### Exercise details
Copy the data that follows, character for character, minus the pictures.

● ● ● ● ●

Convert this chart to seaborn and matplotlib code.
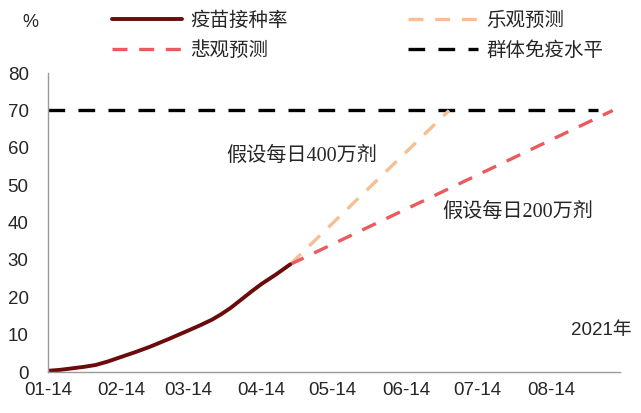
import pandas as pd
import matplotlib
matplotlib.use("Agg")
import matplotlib.pyplot as plt
import matplotlib.dates as mdates
import seaborn as sns

sns.set_style("white")
plt.rcParams['font.family'] = ['Liberation Sans', 'Noto Sans CJK SC', 'DejaVu Sans']

# 实际接种率 (%)
actual_dates = ["2021-01-14", "2021-01-19", "2021-01-24", "2021-01-29", "2021-02-03",
                "2021-02-08", "2021-02-14", "2021-02-20", "2021-02-26", "2021-03-06",
                "2021-03-14", "2021-03-19", "2021-03-24", "2021-03-28", "2021-04-01",
                "2021-04-05", "2021-04-10", "2021-04-14", "2021-04-20", "2021-04-26"]
actual_vals = [0.35, 0.6, 1.0, 1.4, 1.9,
               2.8, 4.1, 5.4, 6.8, 8.9,
               11.1, 12.5, 14.0, 15.5, 17.2,
               19.2, 21.7, 23.6, 26.1, 28.8]

# 预测
opt_dates = ["2021-04-26", "2021-07-02"]
opt_vals = [28.8, 70]
pes_dates = ["2021-04-26", "2021-09-09"]
pes_vals = [28.8, 70]
herd_dates = ["2021-01-14", "2021-09-03"]
herd_vals = [70, 70]

df_actual = pd.DataFrame({"date": pd.to_datetime(actual_dates), "rate": actual_vals})
df_opt = pd.DataFrame({"date": pd.to_datetime(opt_dates), "rate": opt_vals})
df_pes = pd.DataFrame({"date": pd.to_datetime(pes_dates), "rate": pes_vals})
df_herd = pd.DataFrame({"date": pd.to_datetime(herd_dates), "rate": herd_vals})

fig = plt.figure(figsize=(6.41, 4.13), dpi=100)
ax = fig.add_axes([0.075, 0.099, 0.892, 0.724])

sns.lineplot(data=df_herd, x="date", y="rate", ax=ax, color="black", linewidth=2.4,
             linestyle=(0, (5, 4)), label="群体免疫水平")
sns.lineplot(data=df_opt, x="date", y="rate", ax=ax, color="#f5bf93", linewidth=2.4,
             linestyle=(0, (4.5, 3.5)), label="乐观预测")
sns.lineplot(data=df_pes, x="date", y="rate", ax=ax, color="#ea5a5e", linewidth=2.4,
             linestyle=(0, (4.5, 3.5)), label="悲观预测")
sns.lineplot(data=df_actual, x="date", y="rate", ax=ax, color="#6b0b0b", linewidth=2.8,
             label="疫苗接种率")

ax.set_xlim(pd.Timestamp("2021-01-14"), pd.Timestamp("2021-09-12"))
ax.set_ylim(0, 80)
ax.set_yticks(range(0, 81, 10))
ax.xaxis.set_major_locator(mdates.MonthLocator(bymonthday=14))
ax.xaxis.set_major_formatter(mdates.DateFormatter("%m-%d"))
ax.set_xlabel("")
ax.set_ylabel("")

for s in ["top", "right"]:
    ax.spines[s].set_visible(False)
for s in ["left", "bottom"]:
    ax.spines[s].set_color("#9a9a9a")
    ax.spines[s].set_linewidth(1.0)
ax.tick_params(axis="x", direction="in", length=5, color="#9a9a9a", labelsize=13.5, pad=7)
ax.tick_params(axis="y", length=0, labelsize=13.5, pad=14)

ax.legend_.remove()
h, l = ax.get_legend_handles_labels()
order = [3, 2, 1, 0]
fig.legend([h[i] for i in order], [l[i] for i in order], ncol=2, frameon=False,
           loc="upper left", bbox_to_anchor=(0.148, 1.015), fontsize=14,
           handlelength=3.6, handletextpad=0.4, columnspacing=6.2, labelspacing=0.6)

fig.text(0.035, 0.945, "%", fontsize=13, ha="left", va="center")
serif = ['Liberation Serif', 'Noto Sans CJK SC']
ax.text(pd.Timestamp("2021-03-30"), 56.5, "假设每日400万剂", fontsize=14.5, family=serif)
ax.text(pd.Timestamp("2021-06-29"), 41.5, "假设每日200万剂", fontsize=14.5, family=serif)
fig.text(0.985, 0.2, "2021年", fontsize=13.5, ha="right", va="center")

fig.savefig("out.png", dpi=100)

● ● ● ● ●

### Full output
Convert this chart to seaborn and matplotlib code.
import pandas as pd
import matplotlib
matplotlib.use("Agg")
import matplotlib.pyplot as plt
import matplotlib.dates as mdates
import seaborn as sns

sns.set_style("white")
plt.rcParams['font.family'] = ['Liberation Sans', 'Noto Sans CJK SC', 'DejaVu Sans']

# 实际接种率 (%)
actual_dates = ["2021-01-14", "2021-01-19", "2021-01-24", "2021-01-29", "2021-02-03",
                "2021-02-08", "2021-02-14", "2021-02-20", "2021-02-26", "2021-03-06",
                "2021-03-14", "2021-03-19", "2021-03-24", "2021-03-28", "2021-04-01",
                "2021-04-05", "2021-04-10", "2021-04-14", "2021-04-20", "2021-04-26"]
actual_vals = [0.35, 0.6, 1.0, 1.4, 1.9,
               2.8, 4.1, 5.4, 6.8, 8.9,
               11.1, 12.5, 14.0, 15.5, 17.2,
               19.2, 21.7, 23.6, 26.1, 28.8]

# 预测
opt_dates = ["2021-04-26", "2021-07-02"]
opt_vals = [28.8, 70]
pes_dates = ["2021-04-26", "2021-09-09"]
pes_vals = [28.8, 70]
herd_dates = ["2021-01-14", "2021-09-03"]
herd_vals = [70, 70]

df_actual = pd.DataFrame({"date": pd.to_datetime(actual_dates), "rate": actual_vals})
df_opt = pd.DataFrame({"date": pd.to_datetime(opt_dates), "rate": opt_vals})
df_pes = pd.DataFrame({"date": pd.to_datetime(pes_dates), "rate": pes_vals})
df_herd = pd.DataFrame({"date": pd.to_datetime(herd_dates), "rate": herd_vals})

fig = plt.figure(figsize=(6.41, 4.13), dpi=100)
ax = fig.add_axes([0.075, 0.099, 0.892, 0.724])

sns.lineplot(data=df_herd, x="date", y="rate", ax=ax, color="black", linewidth=2.4,
             linestyle=(0, (5, 4)), label="群体免疫水平")
sns.lineplot(data=df_opt, x="date", y="rate", ax=ax, color="#f5bf93", linewidth=2.4,
             linestyle=(0, (4.5, 3.5)), label="乐观预测")
sns.lineplot(data=df_pes, x="date", y="rate", ax=ax, color="#ea5a5e", linewidth=2.4,
             linestyle=(0, (4.5, 3.5)), label="悲观预测")
sns.lineplot(data=df_actual, x="date", y="rate", ax=ax, color="#6b0b0b", linewidth=2.8,
             label="疫苗接种率")

ax.set_xlim(pd.Timestamp("2021-01-14"), pd.Timestamp("2021-09-12"))
ax.set_ylim(0, 80)
ax.set_yticks(range(0, 81, 10))
ax.xaxis.set_major_locator(mdates.MonthLocator(bymonthday=14))
ax.xaxis.set_major_formatter(mdates.DateFormatter("%m-%d"))
ax.set_xlabel("")
ax.set_ylabel("")

for s in ["top", "right"]:
    ax.spines[s].set_visible(False)
for s in ["left", "bottom"]:
    ax.spines[s].set_color("#9a9a9a")
    ax.spines[s].set_linewidth(1.0)
ax.tick_params(axis="x", direction="in", length=5, color="#9a9a9a", labelsize=13.5, pad=7)
ax.tick_params(axis="y", length=0, labelsize=13.5, pad=14)

ax.legend_.remove()
h, l = ax.get_legend_handles_labels()
order = [3, 2, 1, 0]
fig.legend([h[i] for i in order], [l[i] for i in order], ncol=2, frameon=False,
           loc="upper left", bbox_to_anchor=(0.148, 1.015), fontsize=14,
           handlelength=3.6, handletextpad=0.4, columnspacing=6.2, labelspacing=0.6)

fig.text(0.035, 0.945, "%", fontsize=13, ha="left", va="center")
serif = ['Liberation Serif', 'Noto Sans CJK SC']
ax.text(pd.Timestamp("2021-03-30"), 56.5, "假设每日400万剂", fontsize=14.5, family=serif)
ax.text(pd.Timestamp("2021-06-29"), 41.5, "假设每日200万剂", fontsize=14.5, family=serif)
fig.text(0.985, 0.2, "2021年", fontsize=13.5, ha="right", va="center")

fig.savefig("out.png", dpi=100)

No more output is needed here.